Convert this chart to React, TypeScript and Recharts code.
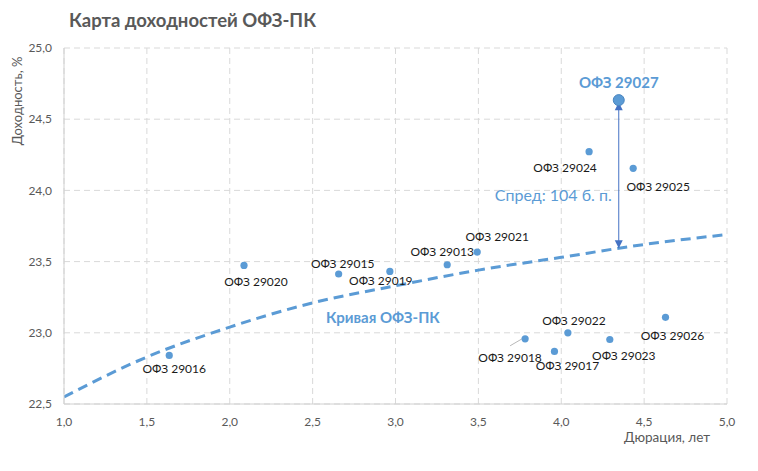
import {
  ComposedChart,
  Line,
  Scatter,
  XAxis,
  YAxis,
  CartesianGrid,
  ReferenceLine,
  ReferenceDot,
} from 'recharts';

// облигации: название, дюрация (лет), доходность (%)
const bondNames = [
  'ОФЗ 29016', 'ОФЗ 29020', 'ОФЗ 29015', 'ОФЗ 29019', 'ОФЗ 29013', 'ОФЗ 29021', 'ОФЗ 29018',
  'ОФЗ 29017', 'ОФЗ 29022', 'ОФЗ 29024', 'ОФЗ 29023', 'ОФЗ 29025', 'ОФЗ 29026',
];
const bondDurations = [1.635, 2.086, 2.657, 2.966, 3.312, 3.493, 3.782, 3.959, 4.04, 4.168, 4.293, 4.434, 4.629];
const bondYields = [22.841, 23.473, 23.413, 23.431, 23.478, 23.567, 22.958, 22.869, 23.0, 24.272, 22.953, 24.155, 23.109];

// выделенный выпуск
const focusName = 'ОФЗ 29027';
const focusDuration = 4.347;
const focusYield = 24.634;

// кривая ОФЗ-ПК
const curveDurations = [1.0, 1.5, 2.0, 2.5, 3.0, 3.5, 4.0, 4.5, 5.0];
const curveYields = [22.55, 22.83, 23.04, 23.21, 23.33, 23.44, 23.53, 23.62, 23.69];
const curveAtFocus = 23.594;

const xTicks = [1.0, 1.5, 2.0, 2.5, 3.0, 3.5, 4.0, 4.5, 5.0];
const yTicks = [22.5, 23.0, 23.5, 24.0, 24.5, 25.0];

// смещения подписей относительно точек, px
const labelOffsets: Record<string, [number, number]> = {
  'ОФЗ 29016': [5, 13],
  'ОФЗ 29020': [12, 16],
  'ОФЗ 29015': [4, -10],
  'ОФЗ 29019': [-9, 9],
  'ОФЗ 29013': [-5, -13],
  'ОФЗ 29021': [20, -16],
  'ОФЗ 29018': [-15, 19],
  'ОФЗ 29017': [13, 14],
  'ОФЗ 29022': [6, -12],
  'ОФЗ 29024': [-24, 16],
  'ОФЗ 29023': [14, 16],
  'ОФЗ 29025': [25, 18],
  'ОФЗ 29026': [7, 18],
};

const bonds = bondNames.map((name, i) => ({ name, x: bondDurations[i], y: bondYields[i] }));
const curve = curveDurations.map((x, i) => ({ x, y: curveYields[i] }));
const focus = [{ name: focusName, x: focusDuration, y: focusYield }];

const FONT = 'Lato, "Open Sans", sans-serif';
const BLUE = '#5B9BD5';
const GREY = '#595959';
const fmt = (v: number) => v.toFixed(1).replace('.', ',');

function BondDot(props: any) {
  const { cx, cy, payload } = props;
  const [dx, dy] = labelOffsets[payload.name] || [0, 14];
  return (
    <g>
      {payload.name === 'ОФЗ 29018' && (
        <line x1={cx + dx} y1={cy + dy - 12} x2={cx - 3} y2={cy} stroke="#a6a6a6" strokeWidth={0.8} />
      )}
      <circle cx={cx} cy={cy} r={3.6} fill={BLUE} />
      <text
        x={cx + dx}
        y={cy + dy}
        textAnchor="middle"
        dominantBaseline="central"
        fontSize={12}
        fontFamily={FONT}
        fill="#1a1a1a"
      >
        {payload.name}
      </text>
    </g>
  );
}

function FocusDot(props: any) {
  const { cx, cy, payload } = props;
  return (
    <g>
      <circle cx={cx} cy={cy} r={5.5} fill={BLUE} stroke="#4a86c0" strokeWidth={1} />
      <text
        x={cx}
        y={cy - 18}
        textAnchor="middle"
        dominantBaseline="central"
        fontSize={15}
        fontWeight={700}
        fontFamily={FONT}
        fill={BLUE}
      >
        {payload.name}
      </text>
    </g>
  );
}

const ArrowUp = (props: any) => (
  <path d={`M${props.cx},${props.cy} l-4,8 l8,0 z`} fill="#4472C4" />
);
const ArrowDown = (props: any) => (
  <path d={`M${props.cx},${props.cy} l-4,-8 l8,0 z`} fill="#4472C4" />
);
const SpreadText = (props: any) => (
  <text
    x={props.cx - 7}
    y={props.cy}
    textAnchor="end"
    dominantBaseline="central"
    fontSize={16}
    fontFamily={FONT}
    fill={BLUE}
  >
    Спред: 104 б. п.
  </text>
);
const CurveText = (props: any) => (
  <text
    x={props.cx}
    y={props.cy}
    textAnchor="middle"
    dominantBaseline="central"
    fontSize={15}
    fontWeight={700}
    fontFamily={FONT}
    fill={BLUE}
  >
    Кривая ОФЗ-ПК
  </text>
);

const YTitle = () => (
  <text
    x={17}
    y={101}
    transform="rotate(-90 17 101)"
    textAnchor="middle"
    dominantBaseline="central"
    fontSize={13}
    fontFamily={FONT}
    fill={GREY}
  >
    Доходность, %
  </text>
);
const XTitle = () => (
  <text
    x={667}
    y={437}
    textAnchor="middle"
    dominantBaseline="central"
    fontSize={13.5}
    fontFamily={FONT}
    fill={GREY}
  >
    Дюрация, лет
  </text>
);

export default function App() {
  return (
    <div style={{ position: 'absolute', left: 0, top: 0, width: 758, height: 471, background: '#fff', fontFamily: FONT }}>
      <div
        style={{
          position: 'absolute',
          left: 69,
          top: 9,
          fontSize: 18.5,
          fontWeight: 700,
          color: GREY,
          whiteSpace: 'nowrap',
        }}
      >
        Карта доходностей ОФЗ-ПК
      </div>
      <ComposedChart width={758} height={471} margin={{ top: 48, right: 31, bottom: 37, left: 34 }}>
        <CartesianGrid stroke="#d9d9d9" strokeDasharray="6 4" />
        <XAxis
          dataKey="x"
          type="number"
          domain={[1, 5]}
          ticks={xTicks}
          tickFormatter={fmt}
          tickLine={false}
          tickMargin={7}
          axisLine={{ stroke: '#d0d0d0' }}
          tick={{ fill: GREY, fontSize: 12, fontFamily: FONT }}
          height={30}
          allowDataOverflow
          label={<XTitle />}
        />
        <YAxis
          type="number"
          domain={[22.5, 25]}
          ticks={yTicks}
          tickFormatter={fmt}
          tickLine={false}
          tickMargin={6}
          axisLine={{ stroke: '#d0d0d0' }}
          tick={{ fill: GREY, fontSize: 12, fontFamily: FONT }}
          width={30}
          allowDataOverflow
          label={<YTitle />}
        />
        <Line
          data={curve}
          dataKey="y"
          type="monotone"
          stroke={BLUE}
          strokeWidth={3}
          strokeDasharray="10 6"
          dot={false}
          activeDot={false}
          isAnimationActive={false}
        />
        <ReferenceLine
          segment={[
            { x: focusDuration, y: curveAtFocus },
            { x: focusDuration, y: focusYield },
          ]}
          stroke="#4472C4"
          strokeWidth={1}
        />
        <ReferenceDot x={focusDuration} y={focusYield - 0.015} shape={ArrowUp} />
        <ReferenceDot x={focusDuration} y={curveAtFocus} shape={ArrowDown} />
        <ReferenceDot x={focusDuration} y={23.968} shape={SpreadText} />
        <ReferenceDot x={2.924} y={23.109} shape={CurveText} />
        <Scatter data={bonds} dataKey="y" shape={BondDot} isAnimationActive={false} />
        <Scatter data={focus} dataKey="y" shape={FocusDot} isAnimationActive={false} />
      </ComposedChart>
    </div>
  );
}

================

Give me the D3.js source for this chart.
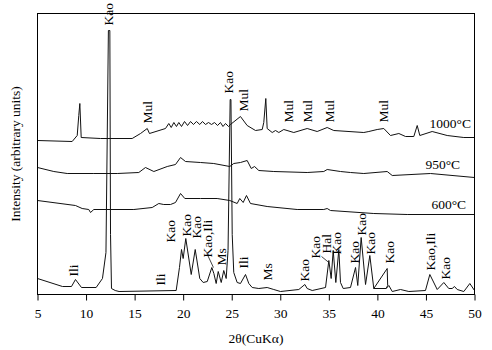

================

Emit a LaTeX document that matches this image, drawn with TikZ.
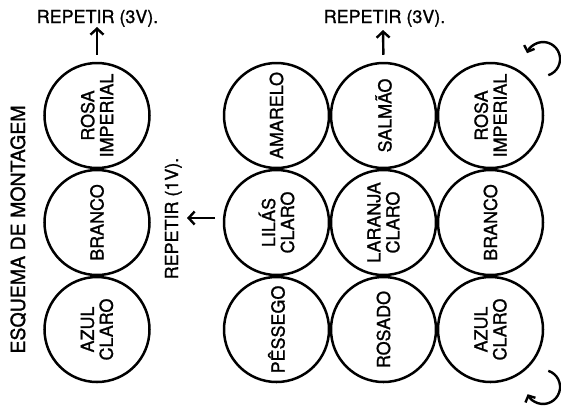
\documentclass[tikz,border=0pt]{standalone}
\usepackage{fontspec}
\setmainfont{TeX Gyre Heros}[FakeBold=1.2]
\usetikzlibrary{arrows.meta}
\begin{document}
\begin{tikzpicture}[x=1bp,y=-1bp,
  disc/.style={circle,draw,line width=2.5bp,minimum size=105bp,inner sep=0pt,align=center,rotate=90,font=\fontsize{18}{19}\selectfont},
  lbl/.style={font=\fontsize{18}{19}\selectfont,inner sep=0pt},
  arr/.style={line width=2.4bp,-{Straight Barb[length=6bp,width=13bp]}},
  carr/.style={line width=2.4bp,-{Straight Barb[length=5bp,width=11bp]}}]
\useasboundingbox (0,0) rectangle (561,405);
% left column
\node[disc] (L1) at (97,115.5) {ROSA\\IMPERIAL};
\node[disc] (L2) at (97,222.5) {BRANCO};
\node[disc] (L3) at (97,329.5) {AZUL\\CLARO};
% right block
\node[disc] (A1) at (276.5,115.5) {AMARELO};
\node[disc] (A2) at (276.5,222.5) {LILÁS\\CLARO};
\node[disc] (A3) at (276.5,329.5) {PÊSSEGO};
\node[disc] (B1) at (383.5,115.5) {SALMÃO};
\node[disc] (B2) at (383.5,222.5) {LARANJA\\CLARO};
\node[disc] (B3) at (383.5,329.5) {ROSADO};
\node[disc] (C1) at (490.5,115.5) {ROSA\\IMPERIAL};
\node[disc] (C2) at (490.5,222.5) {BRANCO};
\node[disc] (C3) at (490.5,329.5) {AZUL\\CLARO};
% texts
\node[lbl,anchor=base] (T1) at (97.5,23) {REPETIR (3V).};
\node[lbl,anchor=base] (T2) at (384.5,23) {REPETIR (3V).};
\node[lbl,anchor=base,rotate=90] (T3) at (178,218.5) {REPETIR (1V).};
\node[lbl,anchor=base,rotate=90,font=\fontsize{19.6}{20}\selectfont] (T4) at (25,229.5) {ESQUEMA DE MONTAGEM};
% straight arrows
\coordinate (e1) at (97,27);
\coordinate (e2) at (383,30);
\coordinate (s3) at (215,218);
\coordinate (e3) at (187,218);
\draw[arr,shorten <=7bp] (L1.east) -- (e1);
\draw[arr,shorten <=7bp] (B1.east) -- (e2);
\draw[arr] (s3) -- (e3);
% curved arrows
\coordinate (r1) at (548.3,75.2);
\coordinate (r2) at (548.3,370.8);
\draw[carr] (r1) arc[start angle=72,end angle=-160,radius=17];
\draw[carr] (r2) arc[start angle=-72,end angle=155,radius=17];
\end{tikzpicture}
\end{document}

================

- **WHAT IS REQUIRED**:
Say, as a number only, how many lines of the data contain "this".

- **WORKED ANSWER**:
3